Using these weights, we compute the context vector c₁ in the same way as in Bahdanau attention.

The key architectural difference lies in how this context vector is used. In Luong attention, the context vector is not fed as an input to the decoder RNN. Instead, c₁ is concatenated with the current decoder hidden state s₁ to form a combined state, commonly denoted as s̄₁. This combined representation is then passed through a feed-forward layer followed by softmax to generate the output token.

At the next decoder time step, the decoder uses s₁ and the previously generated output to produce the next hidden state s₂. We then compute dot products between s₂ and all encoder hidden states to obtain:

e₂₁, e₂₂, e₂₃, e₂₄

Applying softmax yields the new attention weights, which are used to compute the context vector c₂. The context vector c₂ is again concatenated with s₂ to form s̄₂, and the output is produced using a feed-forward layer followed by softmax. This process is repeated for all subsequent decoder time steps.

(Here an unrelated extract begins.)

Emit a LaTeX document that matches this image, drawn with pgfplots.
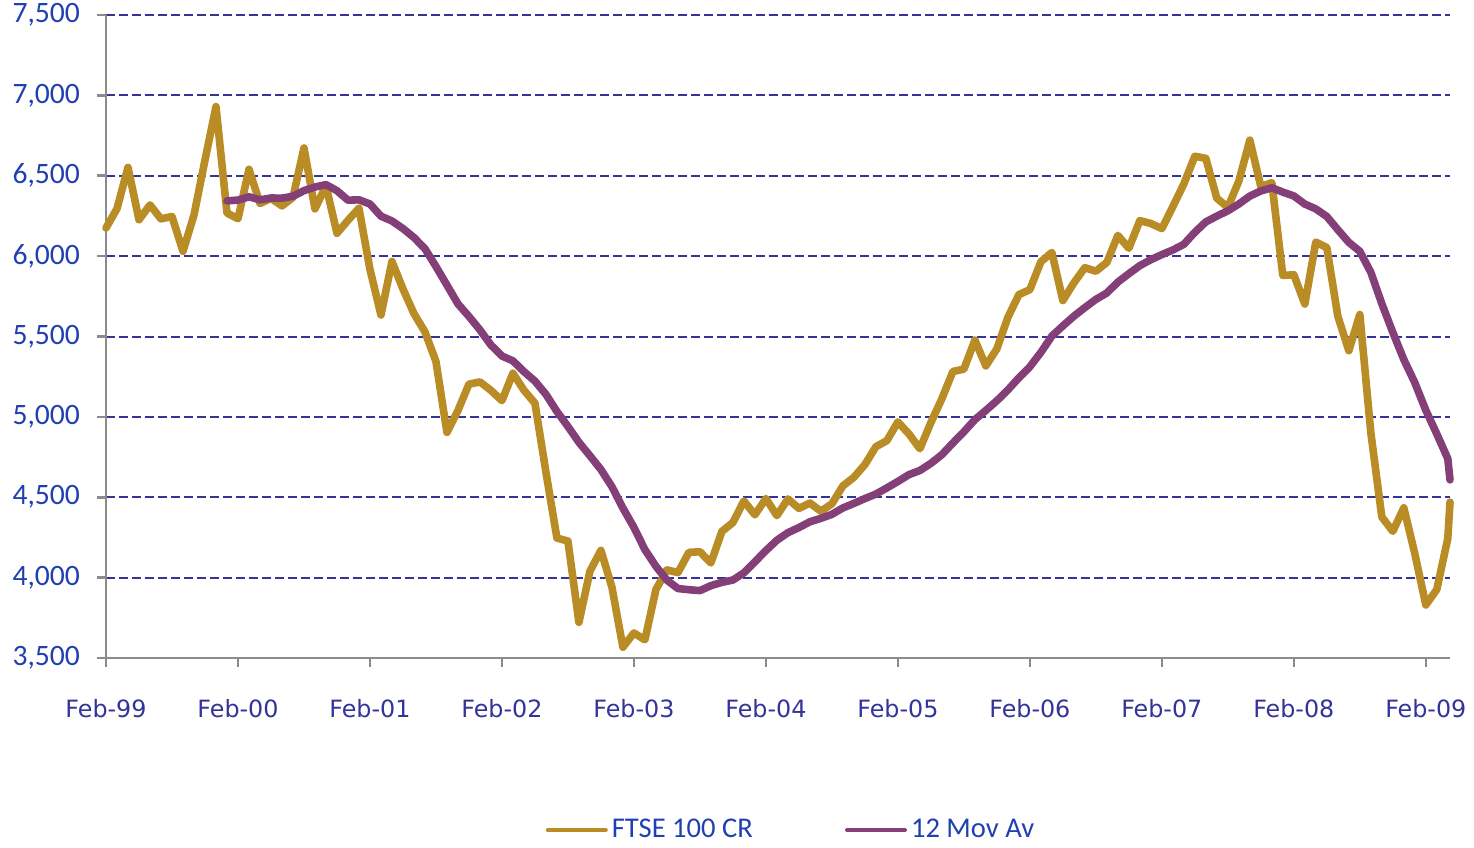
\documentclass[border=0pt]{standalone}
\usepackage{fontspec}
\setmainfont{Carlito}
\newfontfamily\dejavu{DejaVu Sans}
\usepackage{pgfplots}
\pgfplotsset{compat=1.18}
\definecolor{ftse}{RGB}{186,140,38}
\definecolor{mav}{RGB}{133,63,120}
\definecolor{gridblue}{RGB}{51,51,153}
\definecolor{ylab}{RGB}{32,64,178}
\definecolor{xlab}{RGB}{51,51,153}
\begin{document}
\begin{tikzpicture}
\useasboundingbox (-53pt,-94.5pt) rectangle (684pt,329pt);
\begin{axis}[
  at={(0,0)}, anchor=south west,
  scale only axis, width=672pt, height=321.5pt,
  xmin=0, xmax=122.2, ymin=3500, ymax=7500,
  clip=false,
  axis x line*=bottom, axis y line*=left,
  axis line style={draw=gray!90, line width=1.3pt},
  ytick={3500,4000,...,7500},
  xtick={0,12,...,120},
  xticklabels={Feb-99,Feb-00,Feb-01,Feb-02,Feb-03,Feb-04,Feb-05,Feb-06,Feb-07,Feb-08,Feb-09},
  tick align=outside, major tick length=4.5pt,
  tick style={draw=gray!90, line width=1.3pt},
  ymajorgrids,
  major grid style={draw=gridblue, dash pattern=on 4.5pt off 2pt, line width=1pt},
  /pgf/number format/assume math mode=true,
  /pgf/number format/.cd, fixed, 1000 sep={,}, /pgfplots/.cd,
  yticklabel style={font=\fontsize{14.8pt}{17pt}\selectfont, text=ylab, xshift=-5pt},
  xticklabel style={font=\dejavu\fontsize{11.9pt}{14pt}\selectfont, text=xlab, yshift=-12.5pt},
  legend style={at={(0.5104,-0.2675)}, anchor=center, draw=none, fill=none,
    legend columns=2, font=\fontsize{14.3pt}{17pt}\selectfont, text=ylab,
    /tikz/every even column/.append style={column sep=44pt}},
  legend image code/.code={\draw[#1, line width=2pt, line cap=round] (0pt,0pt) -- (29pt,0pt);},
]
\addplot[ftse, line width=3.8pt, line join=round, line cap=round] coordinates {
(0,6175.0) (1,6295.3) (2,6552.2) (3,6226.2) (4,6318.5) (5,6231.9) (6,6246.4) (7,6029.8) (8,6255.7) (9,6597.2) (10,6930.2) (11,6268.5)
(12,6232.6) (13,6540.2) (14,6327.4) (15,6359.3) (16,6312.7) (17,6365.3) (18,6672.7) (19,6294.2) (20,6438.4) (21,6142.2) (22,6222.5) (23,6297.5)
(24,5917.9) (25,5633.7) (26,5966.9) (27,5796.1) (28,5642.5) (29,5529.1) (30,5345.0) (31,4903.4) (32,5039.7) (33,5203.6) (34,5217.4) (35,5164.8)
(36,5101.0) (37,5271.8) (38,5165.6) (39,5085.1) (40,4656.4) (41,4246.2) (42,4227.3) (43,3721.8) (44,4039.7) (45,4169.4) (46,3940.4) (47,3567.4)
(48,3655.6) (49,3613.3) (50,3926.0) (51,4048.1) (52,4031.2) (53,4157.0) (54,4161.1) (55,4091.3) (56,4287.6) (57,4342.6) (58,4476.9) (59,4390.7)
(60,4492.2) (61,4385.7) (62,4489.7) (63,4430.7) (64,4464.1) (65,4413.1) (66,4459.3) (67,4570.8) (68,4624.2) (69,4703.2) (70,4814.3) (71,4852.3)
(72,4968.5) (73,4894.4) (74,4801.7) (75,4964.0) (76,5113.2) (77,5282.3) (78,5296.9) (79,5477.7) (80,5317.3) (81,5423.2) (82,5618.8) (83,5760.3)
(84,5791.5) (85,5964.6) (86,6023.1) (87,5723.8) (88,5833.4) (89,5928.3) (90,5906.1) (91,5960.8) (92,6129.2) (93,6048.8) (94,6220.8) (95,6203.1)
(96,6171.5) (97,6308.0) (98,6449.2) (99,6621.4) (100,6607.9) (101,6360.1) (102,6303.3) (103,6466.8) (104,6721.6) (105,6432.5) (106,6456.9) (107,5879.8)
(108,5884.3) (109,5702.1) (110,6087.3) (111,6053.5) (112,5625.9) (113,5411.9) (114,5636.6) (115,4902.5) (116,4377.3) (117,4288.0) (118,4434.2) (119,4149.6)
(120,3830.1) (121,3926.1) (122,4243.7) (122.2,4470.0)
};
\addlegendentry{FTSE 100 CR}
\addplot[mav, line width=3.8pt, line join=round, line cap=round] coordinates {
(11,6343.9)
(12,6348.7) (13,6369.1) (14,6350.4) (15,6361.5) (16,6361.0) (17,6372.1) (18,6407.6) (19,6429.7) (20,6444.9) (21,6407.0) (22,6348.0) (23,6350.4)
(24,6324.2) (25,6248.7) (26,6218.6) (27,6171.7) (28,6115.8) (29,6046.1) (30,5935.5) (31,5819.6) (32,5703.0) (33,5624.8) (34,5541.1) (35,5446.7)
(36,5378.6) (37,5348.4) (38,5281.7) (39,5222.4) (40,5140.2) (41,5033.3) (42,4940.2) (43,4841.7) (44,4758.4) (45,4672.2) (46,4565.8) (47,4432.7)
(48,4312.2) (49,4174.0) (50,4070.7) (51,3984.3) (52,3932.2) (53,3924.8) (54,3919.3) (55,3950.0) (56,3970.7) (57,3985.1) (58,4029.8) (59,4098.5)
(60,4168.2) (61,4232.5) (62,4279.5) (63,4311.4) (64,4347.5) (65,4368.8) (66,4393.7) (67,4433.6) (68,4461.7) (69,4491.7) (70,4519.8) (71,4558.3)
(72,4598.0) (73,4640.4) (74,4666.4) (75,4710.8) (76,4764.9) (77,4837.4) (78,4907.2) (79,4982.7) (80,5040.5) (81,5100.5) (82,5167.5) (83,5243.2)
(84,5311.8) (85,5401.0) (86,5502.7) (87,5566.1) (88,5626.1) (89,5679.9) (90,5730.7) (91,5770.9) (92,5838.6) (93,5890.7) (94,5940.9) (95,5977.8)
(96,6009.5) (97,6038.1) (98,6073.6) (99,6148.4) (100,6212.9) (101,6248.9) (102,6282.0) (103,6324.2) (104,6373.5) (105,6405.5) (106,6425.2) (107,6398.3)
(108,6374.3) (109,6323.8) (110,6293.7) (111,6246.3) (112,6164.5) (113,6085.5) (114,6029.9) (115,5899.6) (116,5704.2) (117,5525.5) (118,5357.0) (119,5212.8)
(120,5041.6) (121,4893.6) (122,4740.0) (122.2,4608.0)
};
\addlegendentry{12 Mov Av}
\end{axis}
\end{tikzpicture}
\end{document}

There are two main differences compared to Bahdanau attention. First, Luong attention uses a dot product instead of a feed-forward neural network to compute alignment scores, which significantly reduces the number of parameters. Second, attention is computed using the current decoder hidden state rather than the previous one, resulting in more up-to-date contextual information during prediction.

Because it relies on dot products and has fewer parameters, Luong attention is computationally efficient and faster to train. Empirically, it has been shown to perform better than Bahdanau attention in many settings. For this reason, Luong attention is also referred to as multiplicative attention.